What Barborak did not say


State Rep. Nick Barborak has had plenty to say about the state budget that Republicans voted for. But there was plenty he failed to mention about the budget he voted against.

That makes sense because disclosing that information would have required him to admit to voting against a budget that increases funding to districts where 80 percent of all K-12 students in Ohio attend school and does not cut funding to any school in the state. This includes funding increases for poorer schools, special education and disadvantaged aid. The budget increased state funding by over $2.1 million for East Liverpool Schools and over $1 million for Salem Schools over the next two years, for example.

Barborak failed to mention any of that. Probably because he voted against it.

If he were addressing reality, he may have actually told the truth and said that all seniors who are currently enrolled in the state’s Homestead property tax exemption program will stay on it. Under Democrat Gov. Ted Strickland, the plan expanded to include high-income seniors, forcing taxpayers to subsidize a program benefitting the wealthy. Under the budget proposal, only low-income seniors will be eligible for the exemption, restoring it to its original intent.
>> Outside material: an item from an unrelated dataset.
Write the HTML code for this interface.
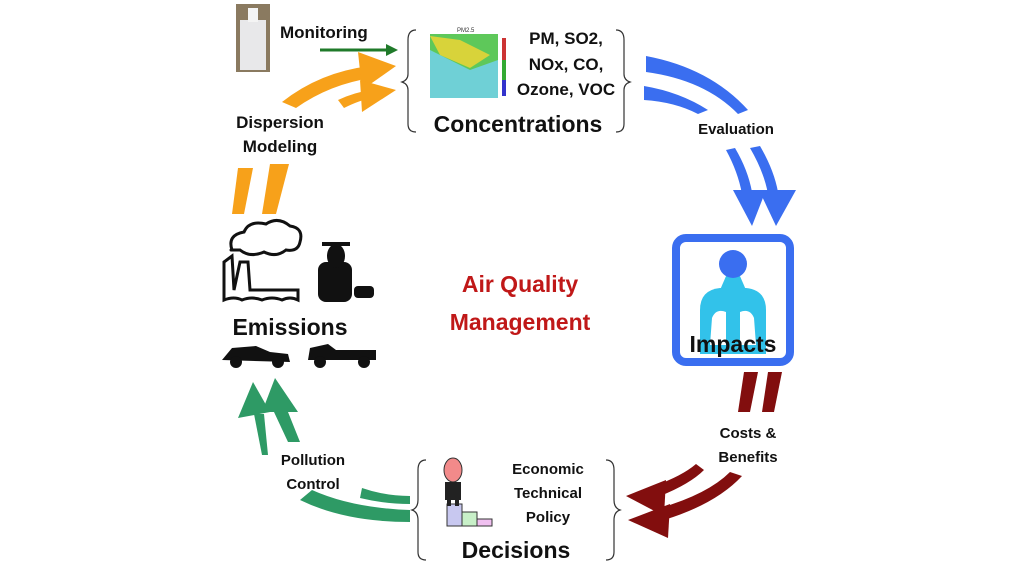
<!DOCTYPE html>
<html><head><meta charset="utf-8"><style>
html,body{margin:0;padding:0;background:#fff;}
svg{display:block;font-family:"Liberation Sans",sans-serif;}
.t{font-weight:bold;fill:#111;}
</style></head><body>
<svg width="1024" height="576" viewBox="0 0 1024 576" xmlns="http://www.w3.org/2000/svg">
<!-- monitor photo -->
<rect x="236" y="4" width="34" height="68" fill="#8a7a60"/>
<rect x="240" y="20" width="26" height="50" fill="#e8e8ea"/>
<rect x="248" y="8" width="10" height="14" fill="#f4f4f4"/>
<text x="280" y="38" class="t" font-size="17">Monitoring</text>
<line x1="320" y1="50" x2="388" y2="50" stroke="#1f7a2a" stroke-width="3"/>
<polygon points="386,44 398,50 386,56" fill="#1f7a2a"/>
<!-- orange -->
<g fill="#f7a11a">
<path d="M282,102 Q320,72 370,66 L372,78 Q330,84 296,108 Z"/>
<polygon points="358,52 396,66 362,90"/>
<path d="M338,100 Q355,92 372,90 L372,98 Q360,100 344,108 Z"/>
<polygon points="360,80 396,90 362,112"/>
<path d="M238,168 L253,168 L244,214 L232,214 Z"/>
<path d="M270,164 L289,164 L276,214 L262,214 Z"/>
</g>
<text x="280" y="128" class="t" font-size="17" text-anchor="middle">Dispersion</text>
<text x="280" y="152" class="t" font-size="17" text-anchor="middle">Modeling</text>
<!-- concentrations -->
<path d="M416,30 Q408,30 408,40 L408,74 Q408,80 402,82 Q408,84 408,90 L408,124 Q408,132 416,132" fill="none" stroke="#333" stroke-width="1.2"/>
<path d="M616,30 Q624,30 624,40 L624,74 Q624,80 630,82 Q624,84 624,90 L624,124 Q624,132 616,132" fill="none" stroke="#333" stroke-width="1.2"/>
<rect x="430" y="34" width="68" height="64" fill="#5ec85a"/>
<path d="M430,50 L470,70 L498,60 L498,98 L430,98 Z" fill="#6fd0d6"/>
<path d="M430,36 L460,40 L490,55 L470,68 L440,55 Z" fill="#d8d33a"/>
<rect x="502" y="38" width="4" height="58" fill="#c33"/>
<rect x="502" y="60" width="4" height="36" fill="#3a3"/>
<rect x="502" y="80" width="4" height="16" fill="#33c"/>
<text x="457" y="32" font-size="6" fill="#333">PM2.5</text>
<text x="566" y="44" class="t" font-size="17" text-anchor="middle">PM, SO2,</text>
<text x="566" y="70" class="t" font-size="17" text-anchor="middle">NOx, CO,</text>
<text x="566" y="95" class="t" font-size="17" text-anchor="middle">Ozone, VOC</text>
<text x="518" y="132" class="t" font-size="23" text-anchor="middle">Concentrations</text>
<!-- blue -->
<g fill="#3a6ef0">
<path d="M646,56 Q710,68 748,110 L738,114 Q705,80 646,72 Z"/>
<path d="M644,86 Q680,92 708,110 L698,114 Q675,102 644,100 Z"/>
<path d="M735,148 Q748,170 752,192 L742,194 Q738,172 726,150 Z"/>
<path d="M760,146 Q774,170 778,192 L768,194 Q764,172 750,148 Z"/>
<polygon points="733,190 766,190 752,226"/>
<polygon points="759,190 796,190 776,226"/>
</g>
<text x="736" y="134" class="t" font-size="15" text-anchor="middle">Evaluation</text>
<!-- impacts -->
<rect x="676" y="238" width="114" height="124" rx="10" fill="#fff" stroke="#3a6ef0" stroke-width="8"/>
<path d="M700,354 L700,310 Q700,290 720,288 L746,288 Q766,290 766,310 L766,354 Z" fill="#32c2ea"/>
<polygon points="733,260 720,290 746,290" fill="#32c2ea"/>
<circle cx="733" cy="264" r="14" fill="#3a6ef0"/>
<path d="M710,345 L712,318 Q716,308 726,312 L726,345 Z M756,345 L754,318 Q750,308 740,312 L740,345 Z" fill="#fff"/>
<text x="733" y="352" class="t" font-size="23" text-anchor="middle">Impacts</text>
<!-- red -->
<g fill="#820e0e">
<path d="M744,372 L758,372 L750,412 L738,412 Z"/>
<path d="M768,372 L782,372 L774,412 L762,412 Z"/>
<path d="M704,470 Q690,484 660,496 L654,486 Q682,476 696,464 Z"/>
<path d="M742,476 Q716,504 664,520 L660,508 Q708,494 730,472 Z"/>
<polygon points="666,480 626,496 664,516"/>
<polygon points="670,504 628,520 668,538"/>
</g>
<text x="748" y="438" class="t" font-size="15" text-anchor="middle">Costs &amp;</text>
<text x="748" y="462" class="t" font-size="15" text-anchor="middle">Benefits</text>
<!-- decisions -->
<path d="M426,460 Q418,460 418,470 L418,500 Q418,508 412,510 Q418,512 418,520 L418,552 Q418,560 426,560" fill="none" stroke="#333" stroke-width="1.2"/>
<path d="M606,460 Q614,460 614,470 L614,500 Q614,508 620,510 Q614,512 614,520 L614,552 Q614,560 606,560" fill="none" stroke="#333" stroke-width="1.2"/>
<rect x="447" y="504" width="15" height="22" fill="#c8c8f0" stroke="#333"/>
<rect x="462" y="512" width="15" height="14" fill="#c8f0c8" stroke="#333"/>
<rect x="477" y="519" width="15" height="7" fill="#f0c0f0" stroke="#333"/>
<ellipse cx="453" cy="470" rx="9" ry="12" fill="#f28a8a" stroke="#333"/>
<rect x="445" y="482" width="16" height="18" fill="#222"/>
<rect x="447" y="500" width="4" height="6" fill="#222"/><rect x="455" y="500" width="4" height="6" fill="#222"/>
<text x="548" y="474" class="t" font-size="15" text-anchor="middle">Economic</text>
<text x="548" y="498" class="t" font-size="15" text-anchor="middle">Technical</text>
<text x="548" y="522" class="t" font-size="15" text-anchor="middle">Policy</text>
<text x="516" y="558" class="t" font-size="23" text-anchor="middle">Decisions</text>
<!-- green -->
<g fill="#2e9a65">
<path d="M300,500 Q345,522 410,522 L410,510 Q352,508 312,490 Z"/>
<path d="M362,488 Q385,496 410,496 L410,504 Q385,504 360,498 Z"/>
<path d="M254,414 L264,414 L268,455 L262,455 Z"/>
<path d="M274,412 L288,412 L300,442 L288,442 Z"/>
<polygon points="253,382 238,418 270,412"/>
<polygon points="275,378 262,412 298,412"/>
</g>
<text x="313" y="465" class="t" font-size="15" text-anchor="middle">Pollution</text>
<text x="313" y="489" class="t" font-size="15" text-anchor="middle">Control</text>
<!-- emissions -->
<path d="M232,250 q-5,-15 12,-18 q5,-12 22,-8 q12,-8 24,2 q14,2 10,16 q-2,10 -14,8 q-10,8 -22,2 q-14,6 -24,-2 q-12,0 -8,0 Z" fill="#fff" stroke="#111" stroke-width="3"/>
<path d="M224,300 L224,262 L232,256 L234,290 L240,262 L248,262 L250,290 L258,290 L298,290 L298,300 Q290,296 282,300 Q272,296 262,300 Q252,296 242,300 Q234,296 224,300 Z" fill="#fff" stroke="#111" stroke-width="3"/>
<g fill="#111">
<rect x="318" y="262" width="34" height="40" rx="8"/>
<ellipse cx="336" cy="256" rx="9" ry="12"/>
<rect x="322" y="242" width="28" height="4"/>
<rect x="354" y="286" width="20" height="12" rx="4"/>
<path d="M222,360 L232,348 L256,346 L270,352 L288,354 L290,362 Z"/>
<circle cx="236" cy="362" r="6"/><circle cx="278" cy="362" r="6"/>
<path d="M308,360 L310,348 L328,344 L336,350 L376,350 L376,360 Z"/>
<circle cx="320" cy="362" r="6"/><circle cx="364" cy="362" r="6"/>
</g>
<text x="290" y="335" class="t" font-size="23" text-anchor="middle">Emissions</text>
<!-- center -->
<text x="520" y="292" font-size="23" font-weight="bold" fill="#c01818" text-anchor="middle">Air Quality</text>
<text x="520" y="330" font-size="23" font-weight="bold" fill="#c01818" text-anchor="middle">Management</text>
</svg>
</body></html>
Barborak voted against that, too.

He called the budget proposal a “tax shift,” which is correct; it shifts the tax burden on individuals and small business owners downward by $2.7 billion. Moving away from an income tax system that punishes success and towards a consumption-based system that taxes actual behavior is a smart and fair way to collect taxes because it gives people greater control over the amount of taxes they pay. And since wealthier residents can afford to buy more goods and services, they will be paying a tax on more goods and services, and will therefore continue to pay more in taxes.

Finally, Barborak steered clear of mentioning that 18 percent of the budget did not even exist during the previous budget debate. A stronger economy leads to more people working, which leads to more people paying taxes and thus greater government revenues. Giving that money back to the hard-working Ohioans who created and filled the jobs that strengthened our economy is the responsible thing to do.

That is the budget Nick Barborak voted against.